O leitor e praticante Rogério Povoa da Silva nos prestigia com um relato sobre sua residência no Japão, acompanhado de belas fotografias analógicas que produziu durante sua viagem para conhecer uma estupa budista (A estupa, “stupa” é monte em Sânscrito, é uma importante forma de arquitetura budista, apesar de ser anterior ao Budismo. É geralmente considerada um monumento sepulcral, um local de enterro ou um receptáculo para objetos religiosos).
Rogério Povoa da Silva em frente ao templo Myogonji, o templo da raposa da tradição Soto-Zen, e outra fotografia do mesmo templo
Início da Jornada
O ano era 1998, já estávamos há um ano na cidade de Toyohashi, província de Aichi-ken, Japão. Sempre que tínhamos uma folga do trabalho, eu e minha esposa visitávamos os templos budistas da região para conhecê-los. Em uma noite de Yakin (trabalho noturno) estava conversando com um amigo de trabalho sobre Budismo e o mesmo comentou que na estrada Tokaido, sentido oeste, havia um templo budista para oferendas. Não pensei duas vezes, pedi mais informações, as coloquei no papel e fiz um pequeno mapa. Infelizmente o Google Maps ainda não existia, pois seria muito mais prático chegar ao local!
Sai do serviço e cheguei em casa às seis da manhã, a ideia era tomar um bom desjejum e começar a viagem. Após abastecer meu bornal com frutas e água, peguei a Eroica (bicicleta achada no lixão) e comecei a aventura, eram 6h45 da manhã do dia 06 de agosto, final do verão no arquipélago nipônico, segui pela estrada Gamagori Kaido passando pelo entorno do centro de Toyohashi, nesta região o que prevalece é um visual bem urbano.

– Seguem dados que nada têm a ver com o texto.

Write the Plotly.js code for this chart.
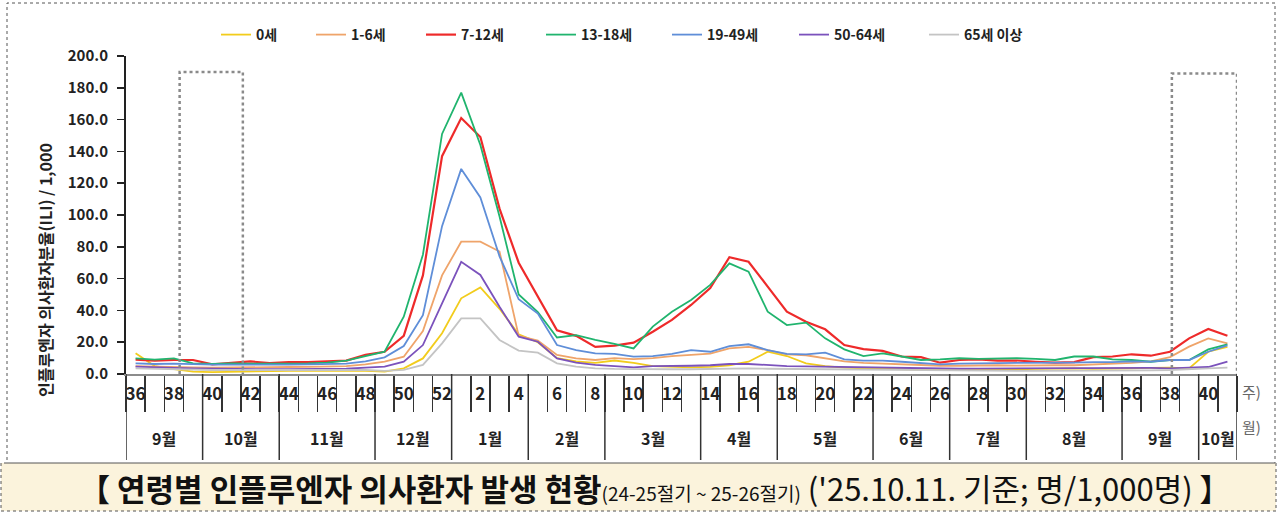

No final desta avenida parei em um pequeno templo xintoísta e tirei uma foto, já estava em percurso a uma hora e ainda não sabia quanto tempo levaria até meu destino, mais um tempo e parei em um konbini (pequena loja de conveniência muito típica no Japão) para comprar um suco, apesar do dia estar um pouco nublado, fazia muito calor e precisava de energia para pedalar, estava bem cansado pois a noite de trabalho tinha sido bem corrida, mas a vontade do conhecimento era maior.
Templo xintoísta, por Rogério Povoa da Silva
Adentrei a estrada Tokaido, neste trajeto o visual modificou completamente, as plantações de arroz e cítricas predominavam, era de uma beleza ímpar ver a região verde. Após um trecho de leve subida, quando estava descendo, avisto o topo de uma construção a uns 600 metros, meu coração deu um salto, era o topo de uma estupa. Fui me aproximando e a construção foi ficando cada vez maior e magnifica, após três horas e vinte minutos cheguei a meu destino, um local maravilhoso! Uma grande estupa budista, construída pelos camponeses da região para reverenciar o desperto.
“Eroica vislumbrando a Estupa”, por Rogério Povoa da Silva
Entrando no local, um senhor estava efetuando a limpeza do entorno, pedi permissão para tirar fotos e meditar um pouco em silêncio. Subindo as escadas, se encontrava um Buda dourado ricamente ornado, de estatuária magnífica. Fazendo a volta na estupa outro Buda, com muitas oferendas em um local fechado com vidro. Fiz uma oferenda de frutas e incenso e fiquei em silêncio.
Fotos da Estupa e do Buda Dourado, por Rogério Povoa da Silva
Após ficar um bom tempo no local fiz minha reverência a Buda e agradeci ao senhor que limpava o jardim. Atrás da estupa a mata nativa predominava, reparei que tinha uma estradinha, desci por 20 minutos em meio a vegetação e para minha surpresa me deparei com uma praia deserta, reverenciei e agradeci por fazer parte de um todo. Chegando ao fim da aventura, retornei para casa, descansei por algumas horas e fui trabalhar, naquela noite de trabalho, não havia cansaço, somente uma mente serena.
“Fim da Epopeia”, Rogério Povoa da Silva
Relato de Rogério Povoa da Silva. Praticante na Daissen Ji. Escola Soto Zen.